史杰鵬,作家(筆名梁惠王),北京師範大學北師大古籍與傳統文化研究院副教授主要研究方向為古文字學、訓詁學以及先秦兩漢文獻學。在台出版品有《賭徒陳湯》、《鵠奔亭》、《赤壁》、《嬰齊傳》、《文景之治》等歷史小說與隨筆。
七月二十五日,北師大發布告,指史杰鵬「長期發表錯誤言論」逾越意識形態管理紅線、違反政治紀律…,解除其聘用關係。
以筆名梁惠王馳騁網上的大V史杰鵬,終於被他所在的北師大解聘了。解聘理由是「與主流價值觀不一致」的所謂不當言論。北師大好坦率,毫不掩飾文字獄本色。
文字獄,思想罪,這應該出產於半個世紀前的中國,用葉劍英元帥的話說,即「封建法西斯」的中國。那時有這種事一點不奇怪,沒有反倒是咄咄怪事。所以,處分史杰鵬的公文發佈之後,馬上有網友嘲諷說公文日期署錯了,不應是2017年,而應是1967年。
但的確白字黑字2017,不禁讓人惶然:這2017,跟1967有分別麼?難道真的是辛辛苦苦三十年,一夜回到改開(改革開放)前?
以筆者的親歷,可以肯定地說,改開三十年不是這樣子的,至少在對人的問題上。思想壓制和言論壓制,當然是一直有的,哪怕我們記憶中所謂最美好的八十年代,不也有過「清汙」麼?但無論怎樣的思想壓制和言論壓制,如果涉及對人的處置,不能不承認,很多單位很多領導還是審慎的,有一定底線的,公然的文字獄和思想罪,市場並不大。
風霜刀劍下的溫情
即便二十八年前,那段最嚴酷的日子。當時我是我那個大學的出頭鳥,「雙清」對象。外查內調的同時,針對我的「錯誤」,不知多少次無情批判,我始終不低頭不認錯。但最終的處分結果,仍是保護性質的「停課檢查」。無論如何,留了個飯碗。等到七年後即1996年,大氣候有所寬鬆,就悄悄恢復了我的講課。

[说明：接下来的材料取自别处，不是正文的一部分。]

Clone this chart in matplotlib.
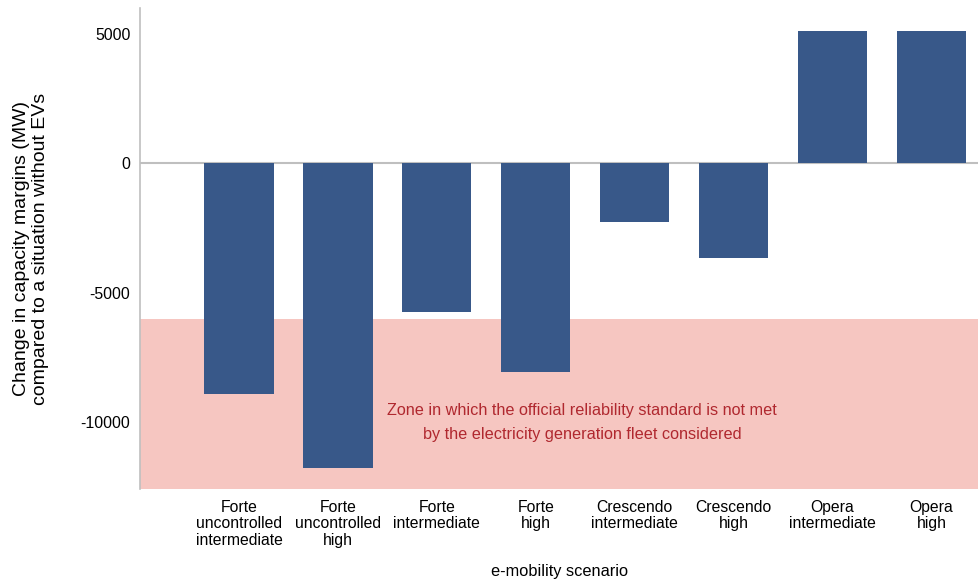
import matplotlib
matplotlib.use("Agg")
import matplotlib.pyplot as plt

scenarios = ["Forte\nuncontrolled\nintermediate", "Forte\nuncontrolled\nhigh",
             "Forte\nintermediate", "Forte\nhigh", "Crescendo\nintermediate",
             "Crescendo\nhigh", "Opera\nintermediate", "Opera\nhigh"]
change_mw = [-8900, -11750, -5750, -8050, -2250, -3650, 5100, 5100]
yticks = [5000, 0, -5000, -10000]
threshold = -6000
zone_text = ("Zone in which the official reliability standard is not met\n"
             "by the electricity generation fleet considered")

plt.rcParams["font.family"] = ["Liberation Sans", "DejaVu Sans"]

fig = plt.figure(figsize=(9.79, 5.79), dpi=100)
W, H = 979, 579
ax = fig.add_axes([140 / W, 1 - 489 / H, (W - 140) / W, (489 - 8) / H])

x = list(range(len(scenarios)))
ymin, ymax = -12570, 6000
ax.axhspan(ymin, threshold, color="#f6c6c1", zorder=0, lw=0)
ax.bar(x, change_mw, width=0.7, color="#385889", zorder=2)
ax.axhline(0, color="#bfbfbf", lw=1.5, zorder=1)

ax.set_xlim(-1, 7.48)
ax.set_ylim(ymin, ymax)
ax.set_yticks(yticks)
ax.set_yticklabels([str(v) for v in yticks], fontsize=11.4)
ax.set_xticks(x)
ax.set_xticklabels(scenarios, fontsize=11.3, linespacing=1.1)
ax.tick_params(axis="both", length=0)
ax.tick_params(axis="y", pad=7)
ax.tick_params(axis="x", pad=8)

for s in ["top", "right", "bottom"]:
    ax.spines[s].set_visible(False)
ax.spines["left"].set_color("#bfbfbf")
ax.spines["left"].set_linewidth(1.2)

ax.set_xlabel("e-mobility scenario", fontsize=11.8, labelpad=12)
ax.set_ylabel("Change in capacity margins (MW)\ncompared to a situation without EVs",
              fontsize=14, linespacing=1.2)
ax.yaxis.set_label_coords(-0.108, 0.5)

ax.text(3.47, -10000, zone_text, ha="center", va="center", fontsize=11.7,
        color="#b0282f", linespacing=1.8, zorder=3)

fig.savefig("out.png", dpi=100)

事過多年,我進入了媒體,系部領導已退休。我回去探望他時,他才給我講了實話,當年他頂了多大的壓力保護我。按照校方本意,是一定要送我進監獄的。這主要因為春夏之交我跟人結了仇。當時學校有個衝在「鬥爭前沿」的衛道士,常常遭我頂撞下不來台。春夏之交後他因火線立功連升三級,從副科長升到主管思想政治工作的校黨委副書記,剛好管到我,非要報春夏之交的一箭之仇。但他沒想到,他會遇到不可克服的阻力,即系部領導的頑固抵制。
其實系部領導也是春夏之交前才到系部任職,跟我泛泛之交。他願意冒著風險傾力保護我,無非基於不忍之心:他是經歷了文革的老幹部,不願在自己手上重演當年悲劇。

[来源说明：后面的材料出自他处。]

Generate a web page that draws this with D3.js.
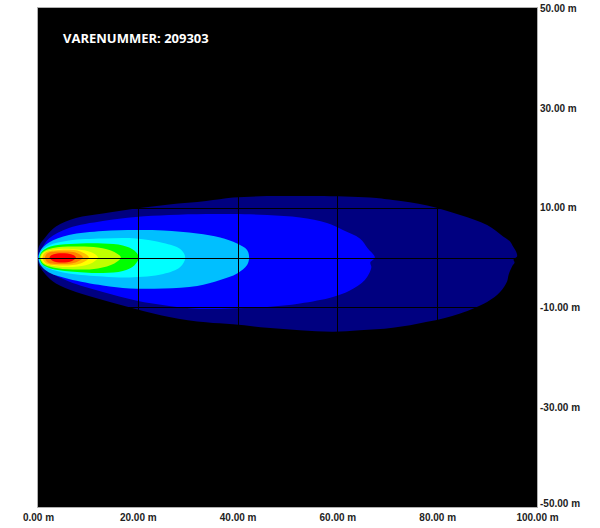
<!DOCTYPE html>
<html>
<head>
<meta charset="utf-8">
<script src="https://cdn.jsdelivr.net/npm/d3@7"></script>
<style>
  html, body { margin: 0; padding: 0; background: #ffffff; }
  svg { display: block; }
</style>
</head>
<body>
<svg id="chart" width="600" height="528"></svg>
<script>
// ---- data (metres) ----
const title = "VARENUMMER: 209303";
const xTicks = [0, 20, 40, 60, 80, 100];
const yTicks = [50, 30, 10, -10, -30, -50];
const xGrid = [20, 40, 60, 80];
const yGrid = [30, 10, 0, -10, -30];

const levelColors = ["#000080", "#0000ff", "#00bfff", "#00ffff", "#00ff00", "#bfff00", "#ffff00", "#ffbf00", "#ff8000", "#ff0000"];

const navyContour = [[0,0],[0.2,2.2],[1.6,4.2],[3.6,6.2],[7.6,7.9],[13.0,8.8],[19.6,9.8],[26.3,10.6],[33.7,11.3],[39.1,12.0],[45.9,12.3],[55.9,12.3],[66.5,12.0],[71.1,11.5],[78.0,10.4],[84.6,8.5],[90.0,6.5],[93.2,4.2],[94.6,3.2],[95.2,2.2],[95.8,1.2],[96.0,0.2],[95.3,-0.4],[95.5,-1.0],[95.0,-1.8],[94.3,-3.5],[94.0,-4.8],[92.6,-6.9],[90.0,-8.9],[84.6,-11.2],[78.0,-12.9],[71.1,-14.1],[64.5,-14.6],[59.1,-14.9],[52.5,-14.6],[45.9,-14.1],[39.1,-13.4],[33.7,-13.0],[26.3,-11.9],[19.6,-10.3],[13.0,-8.5],[7.6,-6.9],[3.6,-5.2],[1.6,-3.5],[0.2,-1.5]];
const blueContour = [[0,0],[0.6,1.5],[2.2,3.8],[6.2,5.9],[13.0,7.3],[19.6,8.1],[26.3,8.5],[33.7,8.7],[39.1,8.7],[45.9,8.5],[52.5,8.0],[57.9,6.9],[61.1,5.5],[64.5,3.8],[66.1,1.8],[67.5,0],[66.6,-1.0],[66.8,-2.0],[65.5,-4.5],[62.5,-6.6],[59.1,-7.9],[52.5,-9.2],[45.9,-9.9],[39.1,-10.2],[32.5,-10.3],[26.3,-9.7],[19.6,-8.6],[13.0,-6.9],[6.2,-4.8],[2.2,-2.8],[0.6,-1.2]];
const deepSkyContour = [[0.1,0],[0.5,1.4],[2.2,3.0],[6.2,4.5],[13,5.3],[19.6,5.5],[25.1,5.4],[31.9,4.8],[36.5,4.0],[39.9,2.8],[41.9,1.5],[42.3,0],[41.9,-1.5],[39.9,-3.2],[36.5,-4.5],[31.9,-5.7],[25.1,-6.2],[18.4,-6.2],[13,-5.6],[6.2,-4.3],[2.2,-3.0],[0.5,-1.5]];
const cyanContour = [[0.2,0],[0.6,1.2],[2.2,2.4],[6.2,3.4],[13,3.8],[19.6,3.8],[25.1,2.9],[28.5,1.7],[29.5,0],[28.5,-1.9],[25.1,-3.3],[18.4,-4.0],[13,-3.8],[6.2,-3.2],[2.2,-2.2],[0.6,-1.2]];
const greenContour = [[0.3,0],[0.8,1.2],[2.5,2.2],[6.5,2.7],[13,2.8],[17,2.4],[19.3,1.4],[20.2,0],[19.3,-1.6],[17,-2.7],[13,-3.1],[6.5,-2.8],[2.5,-2.2],[0.8,-1.3]];
const yellowGreenContour = [[0.4,0],[1,1.1],[3,1.9],[7,2.2],[12,2.0],[15.3,1.1],[16.6,0],[15.3,-1.2],[12,-2.2],[7,-2.4],[3,-2.0],[1,-1.2]];
const yellowContour = [[0.6,0],[1.2,1.0],[4,1.7],[8,1.6],[10.8,1.0],[12,0],[10.8,-1.1],[8,-1.8],[4,-1.8],[1.2,-1.1]];
const lightOrangeContour = [[0.9,0],[1.5,1.0],[4.5,1.5],[8.5,1.2],[10.2,0],[8.5,-1.2],[4.5,-1.6],[1.5,-1.1]];
const orangeContour = [[1.4,0],[2,0.9],[4.5,1.2],[7.5,1.0],[9.0,0],[7.5,-1.0],[4.5,-1.3],[2,-1.0]];
const redContour = [[2.3,0],[3,0.6],[4.8,0.85],[6.8,0.6],[7.6,0],[6.8,-0.7],[4.8,-1.0],[3,-0.7]];

const contours = [navyContour, blueContour, deepSkyContour, cyanContour, greenContour, yellowGreenContour, yellowContour, lightOrangeContour, orangeContour, redContour];

// ---- drawing ----
const svg = d3.select("#chart");
const x = d3.scaleLinear().domain([0, 100]).range([38, 537]);
const y = d3.scaleLinear().domain([50, -50]).range([8, 507]);

svg.append("rect")
  .attr("x", x(0)).attr("y", y(50))
  .attr("width", x(100) - x(0)).attr("height", y(-50) - y(50))
  .attr("fill", "#000");

const line = d3.line()
  .x(d => x(d[0])).y(d => y(d[1]))
  .curve(d3.curveCatmullRomClosed.alpha(0.5));

svg.append("g").selectAll("path")
  .data(contours)
  .join("path")
  .attr("d", d => line(d))
  .attr("fill", (d, i) => levelColors[i])
  .attr("stroke", "none");

// grid
const grid = svg.append("g").attr("stroke", "#000").attr("stroke-width", 1);
grid.selectAll("line.v").data(xGrid).join("line").attr("class", "v")
  .attr("x1", d => Math.round(x(d)) + 0.5).attr("x2", d => Math.round(x(d)) + 0.5)
  .attr("y1", y(50)).attr("y2", y(-50));
grid.selectAll("line.h").data(yGrid).join("line").attr("class", "h")
  .attr("y1", d => Math.round(y(d)) + 0.5).attr("y2", d => Math.round(y(d)) + 0.5)
  .attr("x1", x(0)).attr("x2", x(100));

// frame
svg.append("rect")
  .attr("x", x(0) - 0.5).attr("y", y(50) - 0.5)
  .attr("width", x(100) - x(0) + 1).attr("height", y(-50) - y(50) + 1)
  .attr("fill", "none").attr("stroke", "#b0b0b0").attr("stroke-width", 1);

// axes
const fmt = d => d.toFixed(2) + " m";
const xAxis = svg.append("g")
  .attr("transform", `translate(0, 514)`)
  .call(d3.axisBottom(x).tickValues(xTicks).tickFormat(fmt).tickSize(0).tickPadding(0));
xAxis.select(".domain").remove();
xAxis.selectAll("text")
  .attr("font-family", "'Liberation Sans', Arial, sans-serif")
  .attr("font-size", 10).attr("font-weight", "bold").attr("fill", "#222");

const yAxis = svg.append("g")
  .attr("transform", `translate(540, 0)`)
  .call(d3.axisRight(y).tickValues(yTicks).tickFormat(fmt).tickSize(0).tickPadding(0));
yAxis.select(".domain").remove();
yAxis.selectAll("text")
  .attr("font-family", "'Liberation Sans', Arial, sans-serif")
  .attr("font-size", 10).attr("font-weight", "bold").attr("fill", "#222")
  .attr("dy", d => d === -50 ? "-0.1em" : "0.32em");

// title
svg.append("text")
  .attr("x", 63).attr("y", 43)
  .attr("font-family", "'Open Sans', sans-serif")
  .attr("font-size", 13).attr("font-weight", "bold")
  .attr("fill", "#fff")
  .text(title);
</script>
</body>
</html>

而這並非個別。二十八年前很多單位很多領導,傾力保護了很多像我這樣的「問題人物」。這就是說,那個時代思想上無論怎樣風霜刀劍,很多單位很多領導,多少還是有點對人的溫情,多少還是有點擔當。他們跟我那個老領導一樣親歷了文革及歷次運動,從中吸取的最大教訓之一,就是輕易不敢再整人,輕易不願再整人。涉及到人的命運問題,多半下不了手,多半會槍口抬高半寸。